Inevitabile la visita alla Cattedrale
di Cusco: un intreccio di elementi in stile barocco e rinascimentale, una
testimonianza eloquente del trionfo della religione cristiana sul precedente
periodo inca, nella centralissima Piazza de Armas.
Ma certamente Cuzco è sinonimo di
Machu Picchu. E non si può andare in
Perù senza visitare questo particolare sito archeologico.
Decisi di prendere il trenino a cremagliera che sale
vertiginosamente a zig zag per scollettare la montagna di Cusco e scendere
vertiginosamente nella valle del fiume Urubamba
fino a Agues Callientes. Un percorso
di quattro ore.
Mi avevano avvisato di stare attento soprattutto nella parte a zig zag
quando il treno cambia passo e deve fermarsi obbligatoriamente per farlo. È
il momento che bande di ragazzini salgono a bordo e derubano i turisti. Con una
vera e propria tecnica portano a compimento le loro “razzie” di gioielli,
orologi, piccole borse, macchine fotografiche e cineprese. Un rituale tollerato
dalle forze di polizia.
Non mi accadde niente di tutto questo anche perché ero legato come un
salame alla poltrona, senza catenine al collo, orologio al polso, la macchina
fotografica custodita dentro lo zainetto legato con me.

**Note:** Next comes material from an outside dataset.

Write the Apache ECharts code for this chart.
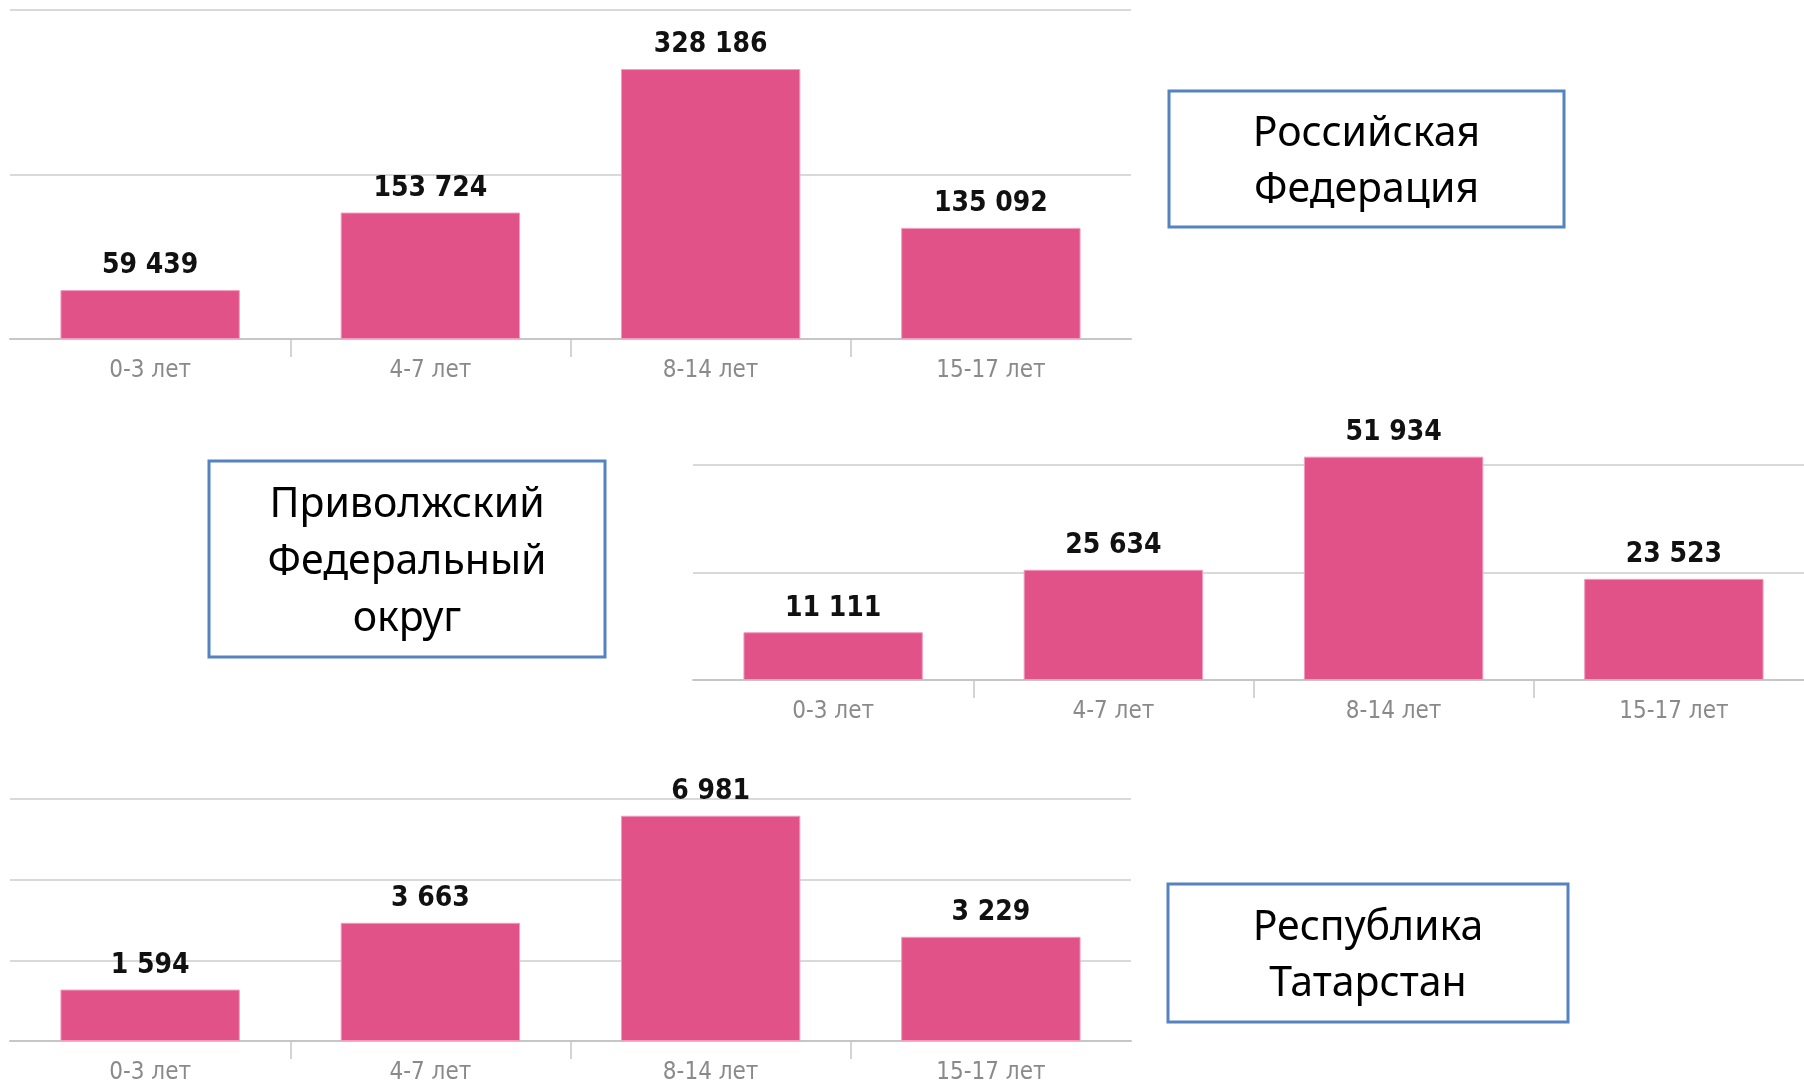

Fu una mia precisa scelta di salire sul trenino nella parte a
cremagliera. L’agenzia mi aveva proposto e caldamente consigliato di
raggiungere in autobus il paesino di Puroy e lì salire sul trenino in
sicurezza.
Era come togliere una parte
dell’avventura peruviana e perdere il fascino della parte a cremagliera
Arrivai volutamente a Agues
Callientes al tramonto. Per dormire scelsi una locanda vicino al terminal
dei minibus che trasportano di buon’ora, i visitatori fino all’ingresso del
Parco archeologico di Machu Picchu.
Alle 5 sveglia, colazione e partenza per ammirare la città Inca
illuminata dai primi raggi del sole.
Machu Picchu per tanti anni rimasta
nascosta finalmente davanti a me e ammirare l’altro spettacolo della natura dato
dall’imponenza del Monte che lo caratterizza; l’Huayna Picchu raggiunto in
circa un’ora seguendo un sentiero relativamente facile.
Vero è, dai racconti dei numerosi
turisti e viaggiatori che arrivano da queste parti, che a colpire sono il sito archeologico nel suo insieme, i
terrazzamenti, la pietra intihuatana, i sistemi di drenaggio e l’ingegneria
idraulica, l’orientamento delle costruzioni con la loro logica e quel sistema
di comunicare dato dall’eco riprodotto da alcune rientranze costruite appositamente,
vere e proprie cabine telefoniche.
Ma i due scenari che porti via e ricorderai per sempre sono la vista dell’Huayana Picchu e quella opposta che osservi dalla sua sommità.
Due cartoline
superbe ed indimenticabili del Perù Classico, quello quechua.